Prompt =>
Restate, exactly and without pictures, the lines from the start of the listing below through the line holding "0.208, 0.107, 0.052];".

Source data =>
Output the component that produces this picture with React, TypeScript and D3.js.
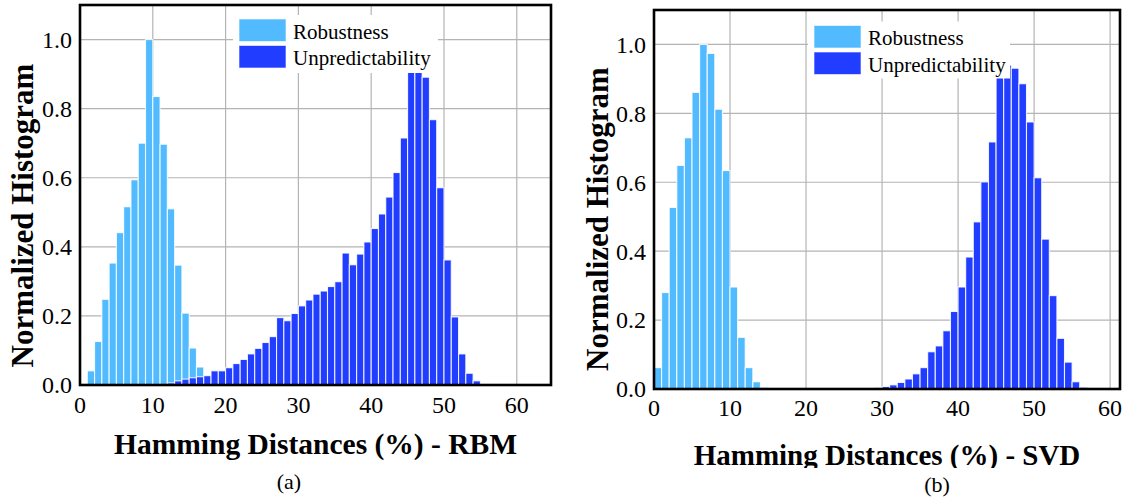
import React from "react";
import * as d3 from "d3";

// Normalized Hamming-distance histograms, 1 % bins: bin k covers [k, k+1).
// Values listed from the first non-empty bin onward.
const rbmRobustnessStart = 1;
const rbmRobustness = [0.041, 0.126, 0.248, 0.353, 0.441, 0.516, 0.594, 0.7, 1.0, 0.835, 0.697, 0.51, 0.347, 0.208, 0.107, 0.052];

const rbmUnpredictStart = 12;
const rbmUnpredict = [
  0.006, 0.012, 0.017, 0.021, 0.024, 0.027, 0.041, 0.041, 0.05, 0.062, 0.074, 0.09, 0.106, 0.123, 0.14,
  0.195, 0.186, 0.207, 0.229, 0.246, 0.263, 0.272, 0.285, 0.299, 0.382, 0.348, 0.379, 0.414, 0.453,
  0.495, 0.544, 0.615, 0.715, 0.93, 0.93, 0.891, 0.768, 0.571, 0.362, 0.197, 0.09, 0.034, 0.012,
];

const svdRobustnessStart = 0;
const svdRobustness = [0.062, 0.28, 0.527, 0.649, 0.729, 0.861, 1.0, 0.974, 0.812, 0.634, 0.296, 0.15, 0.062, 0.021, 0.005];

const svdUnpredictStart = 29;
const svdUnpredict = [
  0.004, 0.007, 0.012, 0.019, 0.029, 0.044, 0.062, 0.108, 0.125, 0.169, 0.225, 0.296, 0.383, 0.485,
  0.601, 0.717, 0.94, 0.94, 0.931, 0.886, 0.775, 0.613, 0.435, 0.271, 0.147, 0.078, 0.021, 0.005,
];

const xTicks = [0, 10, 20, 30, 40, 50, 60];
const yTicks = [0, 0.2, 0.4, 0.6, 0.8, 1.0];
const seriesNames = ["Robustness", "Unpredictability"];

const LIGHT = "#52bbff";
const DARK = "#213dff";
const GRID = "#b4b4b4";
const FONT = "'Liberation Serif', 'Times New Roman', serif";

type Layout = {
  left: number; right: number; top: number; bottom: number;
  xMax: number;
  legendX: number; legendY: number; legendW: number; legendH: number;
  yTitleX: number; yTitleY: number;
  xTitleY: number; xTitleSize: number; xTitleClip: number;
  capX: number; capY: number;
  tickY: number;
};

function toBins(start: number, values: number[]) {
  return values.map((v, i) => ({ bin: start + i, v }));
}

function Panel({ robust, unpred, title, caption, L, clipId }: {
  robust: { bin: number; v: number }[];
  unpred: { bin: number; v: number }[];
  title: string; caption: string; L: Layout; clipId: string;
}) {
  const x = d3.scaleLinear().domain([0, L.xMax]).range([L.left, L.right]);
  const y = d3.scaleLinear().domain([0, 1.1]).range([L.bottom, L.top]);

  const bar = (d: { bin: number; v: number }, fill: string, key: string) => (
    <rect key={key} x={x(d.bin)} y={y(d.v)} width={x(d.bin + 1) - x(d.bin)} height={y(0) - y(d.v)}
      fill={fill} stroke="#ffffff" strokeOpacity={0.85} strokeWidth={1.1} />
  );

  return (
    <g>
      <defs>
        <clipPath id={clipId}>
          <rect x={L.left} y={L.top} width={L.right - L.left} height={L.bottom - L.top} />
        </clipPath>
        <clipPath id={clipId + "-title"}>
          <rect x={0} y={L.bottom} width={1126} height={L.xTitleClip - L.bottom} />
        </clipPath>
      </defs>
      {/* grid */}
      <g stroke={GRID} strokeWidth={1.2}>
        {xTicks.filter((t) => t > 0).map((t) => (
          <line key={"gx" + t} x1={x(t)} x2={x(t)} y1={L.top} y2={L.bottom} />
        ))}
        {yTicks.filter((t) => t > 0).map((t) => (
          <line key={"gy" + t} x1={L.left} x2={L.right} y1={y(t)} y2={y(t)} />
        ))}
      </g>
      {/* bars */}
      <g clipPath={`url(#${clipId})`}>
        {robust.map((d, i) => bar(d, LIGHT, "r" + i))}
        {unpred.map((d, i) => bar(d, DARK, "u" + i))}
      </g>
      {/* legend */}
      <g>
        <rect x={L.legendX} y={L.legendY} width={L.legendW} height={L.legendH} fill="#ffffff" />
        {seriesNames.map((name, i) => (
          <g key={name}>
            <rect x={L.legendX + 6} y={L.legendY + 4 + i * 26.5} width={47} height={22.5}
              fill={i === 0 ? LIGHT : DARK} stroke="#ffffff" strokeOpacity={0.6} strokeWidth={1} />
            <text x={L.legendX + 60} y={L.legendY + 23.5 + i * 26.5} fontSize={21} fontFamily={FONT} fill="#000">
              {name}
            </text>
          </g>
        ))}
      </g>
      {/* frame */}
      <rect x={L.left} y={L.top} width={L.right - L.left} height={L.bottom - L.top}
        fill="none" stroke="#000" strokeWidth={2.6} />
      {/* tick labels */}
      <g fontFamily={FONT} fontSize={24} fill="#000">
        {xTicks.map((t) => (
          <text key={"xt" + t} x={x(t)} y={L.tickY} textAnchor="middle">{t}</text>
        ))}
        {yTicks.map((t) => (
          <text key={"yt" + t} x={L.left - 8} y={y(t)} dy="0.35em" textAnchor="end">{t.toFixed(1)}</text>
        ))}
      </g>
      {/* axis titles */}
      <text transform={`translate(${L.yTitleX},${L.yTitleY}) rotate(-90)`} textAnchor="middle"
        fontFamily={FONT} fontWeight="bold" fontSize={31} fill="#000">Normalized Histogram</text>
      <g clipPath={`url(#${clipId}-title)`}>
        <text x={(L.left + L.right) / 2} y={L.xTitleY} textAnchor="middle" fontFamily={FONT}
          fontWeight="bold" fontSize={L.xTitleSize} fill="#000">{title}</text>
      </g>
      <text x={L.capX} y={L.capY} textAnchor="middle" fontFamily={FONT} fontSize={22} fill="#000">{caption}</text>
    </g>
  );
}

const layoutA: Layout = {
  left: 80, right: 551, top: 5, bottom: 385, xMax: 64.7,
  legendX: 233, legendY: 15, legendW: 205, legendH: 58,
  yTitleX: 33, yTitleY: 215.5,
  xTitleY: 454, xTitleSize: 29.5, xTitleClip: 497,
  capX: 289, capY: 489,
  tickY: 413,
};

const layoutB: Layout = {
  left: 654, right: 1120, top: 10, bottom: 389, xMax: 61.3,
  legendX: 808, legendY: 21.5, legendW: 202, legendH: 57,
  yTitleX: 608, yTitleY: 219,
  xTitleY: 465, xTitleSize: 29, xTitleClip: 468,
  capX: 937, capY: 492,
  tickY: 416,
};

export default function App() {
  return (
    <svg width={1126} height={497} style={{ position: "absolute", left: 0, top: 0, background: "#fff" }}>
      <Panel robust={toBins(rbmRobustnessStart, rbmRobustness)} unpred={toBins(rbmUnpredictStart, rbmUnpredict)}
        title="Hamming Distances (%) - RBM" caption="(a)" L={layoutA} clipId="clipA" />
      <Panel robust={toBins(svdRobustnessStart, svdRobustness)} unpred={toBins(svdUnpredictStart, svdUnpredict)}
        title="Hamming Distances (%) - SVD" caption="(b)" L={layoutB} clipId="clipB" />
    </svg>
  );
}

Solution to this problem =>
Output the component that produces this picture with React, TypeScript and D3.js.
import React from "react";
import * as d3 from "d3";

// Normalized Hamming-distance histograms, 1 % bins: bin k covers [k, k+1).
// Values listed from the first non-empty bin onward.
const rbmRobustnessStart = 1;
const rbmRobustness = [0.041, 0.126, 0.248, 0.353, 0.441, 0.516, 0.594, 0.7, 1.0, 0.835, 0.697, 0.51, 0.347, 0.208, 0.107, 0.052];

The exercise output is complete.